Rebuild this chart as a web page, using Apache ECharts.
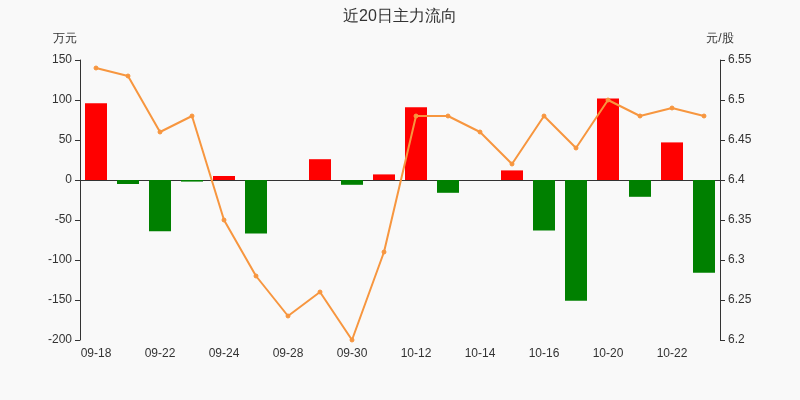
<!DOCTYPE html>
<html><head><meta charset="utf-8">
<script src="https://cdn.jsdelivr.net/npm/echarts@6/dist/echarts.min.js"></script>
<style>html,body{margin:0;background:#f9f9f9}#c{width:800px;height:400px}</style>
</head><body><div id="c"></div>
<script>
const categories=['09-18','09-21','09-22','09-23','09-24','09-25','09-28','09-29','09-30','10-09','10-12','10-13','10-14','10-15','10-16','10-19','10-20','10-21','10-22','10-23'];
const flow=[96,-5,-64,-2,5,-67,0,26,-6,7,91,-16,0,12,-63,-151,102,-21,47,-116];
const price=[6.54,6.53,6.46,6.48,6.35,6.28,6.23,6.26,6.20,6.31,6.48,6.48,6.46,6.42,6.48,6.44,6.50,6.48,6.49,6.48];
const c=echarts.init(document.getElementById('c'));
const ax={color:'#333',fontSize:12};
c.setOption({
 backgroundColor:'#f9f9f9',
 title:{text:'近20日主力流向',left:'center',top:4,textStyle:{fontSize:16,fontWeight:'normal',color:'#333'}},
 grid:{left:80,right:80,top:60,bottom:60},
 xAxis:{type:'category',data:categories,axisTick:{alignWithLabel:true},axisLine:{lineStyle:{color:'#333'}},axisLabel:{...ax,interval:1}},
 yAxis:[{type:'value',name:'万元',min:-200,max:150,interval:50,nameTextStyle:{color:'#333',padding:[0,0,0,-30]},splitLine:{show:false},axisLine:{show:true,lineStyle:{color:'#333'}},axisTick:{show:true},axisLabel:ax},
 {type:'value',name:'元/股',min:6.2,max:6.55,interval:0.05,nameTextStyle:{color:'#333',padding:[0,0,0,0]},splitLine:{show:false},axisLine:{show:true,lineStyle:{color:'#333'}},axisTick:{show:true},axisLabel:{...ax,formatter:v=>String(+v.toFixed(2))}}],
 series:[{type:'bar',data:flow,barWidth:22,itemStyle:{color:p=>p.value>=0?'#ff0000':'#008000'}},
 {type:'line',yAxisIndex:1,data:price,symbol:'circle',symbolSize:4,itemStyle:{color:'#f7963f',borderColor:'#f7963f'},lineStyle:{color:'#f7963f',width:2},showAllSymbol:true}]
});
</script></body></html>
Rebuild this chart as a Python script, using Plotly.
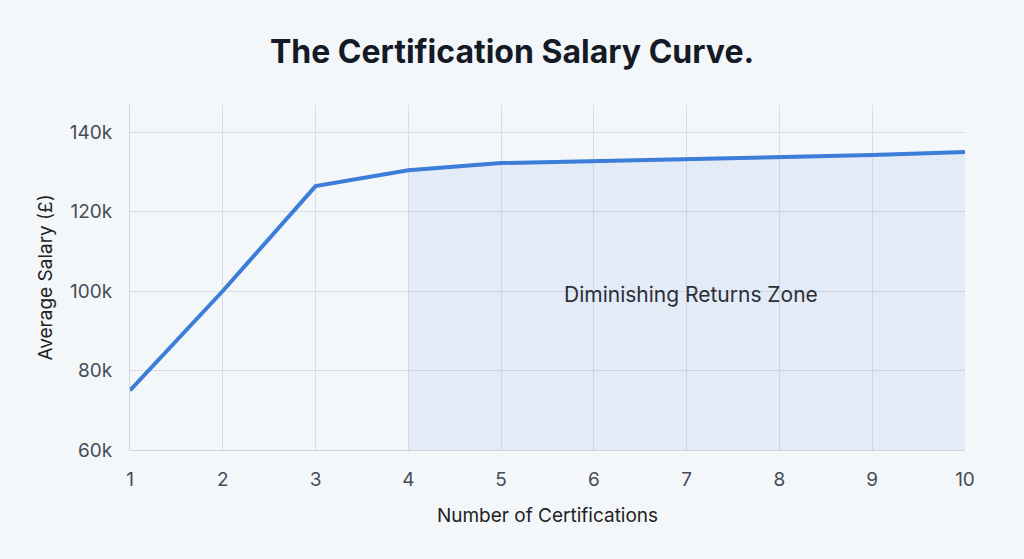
---------------
= What the exercise asks =
Return each line that includes "script".

= Task solution =
<script src="https://cdn.jsdelivr.net/npm/echarts@6/dist/echarts.min.js"></script>
<script>
</script></body></html>
Rebuild this chart as a Python script, using Plotly.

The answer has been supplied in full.